Attemped zero-cost abstraction for composable comparator builders

Using Swift
,
1

Background

Foundation has a type called Comparator. It's a type alias for just (Any, Any) -> ComparisonResult. It's used a lot in AppKit (and probably UIKit, too), such as for sorting table columns.

The interface is a bit brutal in Swift, because you're left having to cast the Any params into something more useful.

Further, it suffers the same issues as the < operator, in that it can be error-prone to implement correctly. In the case of <, it needs to implement a strict weak ordering. It can be surprisingly easy to accidentally write a < closure which is reflexive (returns true when both elements are equal) or non-transitive (a < b, and a < c, but somehow a >= c). This is particularly true when trying to sort by two boolean flags (e.g. nils should come before non-nils).

An example hand-rolled solution

In my app, I wanted to sort a lot of optional strings by the following criteria:

  • All the nulls (it's an NSArray, so that's NSNull, to be precise) first
  • All the empty strings after (there shouldn't be any according to my business logic, but just in case)
  • The rest of the strings, according to a standard lexicographic ordering.

My hand rolled Comparator looks like this:

let handRolledComparator: Comparator = { anyA, anyB in
	switch (anyA is NSNull, anyB is NSNull) {
		case ( true,  true): return .orderedSame
		case ( true, false): return .orderedAscending
		case (false,  true): return .orderedDescending
		case (false, false): break
	}
	
	guard let a = anyA as? NSString, let b = anyB as? NSString else {
		fatalError("Expected \(anyA) and \(anyB) to both be of type \(NSString.self)")
	}
	
	switch (a.length == 0, b.length == 0) {
		case ( true,  true): return .orderedSame
		case ( true, false): return .orderedAscending
		case (false,  true): return .orderedDescending
		case (false, false): break
	}
	
	return a.localizedStandardCompare(b as String)
}

It's a little brutal and error prone (I've written tests for it, it looks correct, but it's certainly not obvious that it's correct from a quick glance).

My question: is it possible to make an abstraction that improves this?

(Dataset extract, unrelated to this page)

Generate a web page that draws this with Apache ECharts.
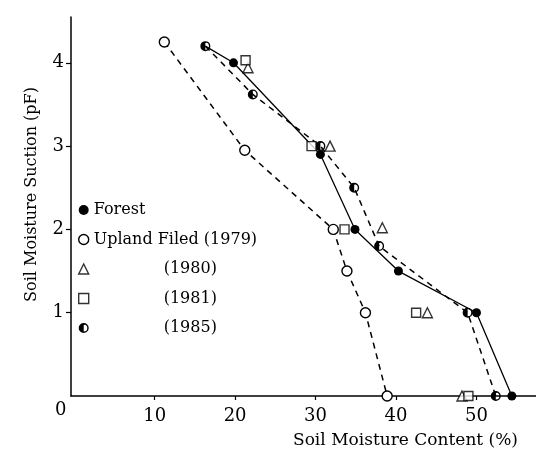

Well obviously, it is, but given that these comparators will run on hundreds of strings, on every table update, is there a way to build them elegantly, that's also fast (maybe even zero-cost?)

My attempt

In attempt to remedy this, and learn some more about the language, I tried to make a "Comparator Builder", which allows you to use a declarative syntax to build up a comparator, as a composition of simpler comparators. You can view the source here: AMomchilov / Public / Experiments / TypedComparator · GitLab

I came up with two designs:

  1. The first is closure based. Every criteria of a comparison is expressed as a closure. If the criteria leads to a conclusive result (e.g. the lhs was NSNull and the rhs was not, that should be .orderedAscending regardless of the rest of the pipeline), it returns it. Otherwise, it delegates to the next closure to take a stab at reaching a conclusion.

    In all, the chain forms a linked list of comparing closures. I thought this would have a lot of allocation/arc/indirection overhead, but from my toying in Instruments, it appears that the compiler did an impressively good job at inline the closure chain. IIRC, it flattened out into a single closure!

  2. The second approach is struct based. The idea is similar to the first approach, but I tried to do it in a way which maximized static type information, in hopes the compiler could use it for more aggressive inlining.

    In all, a chain of comparators here forms a nested structure of structs (hopefully free of heap allocations) that delegate from one to another, in a similar manner.

Performance

I wrote some performance benchmarks to compare these 2 approaches, and the original raw Comparator. Here's the results sorting 10,000 objects (6,000 strings varying between 2 and 20 characters, 1,000 blank strings, and 3,000 nulls) on a 2013 iMac (Core i7-4771, 4 cores, 8 threads, 3.5 GHz). This was run in release mode (-O) on Apple Swift version 5.3.2 (swiftlang-1200.0.45 clang-1200.0.32.28):

Approach Time Δ from best
Raw Comparator 0.141 s 0.0 %
Closure based 0.176 s 24.8 %
Struct based 0.151 s 7.1 %

Request for comments/feedback

Is there anything I can do to improve these implementations? Or perhaps there's a different approach there's fundamentally better. Are there any particular tricks SwiftUI, Combine, etc. use to decrease the cost of deeply nested trees of views or long chains of operators?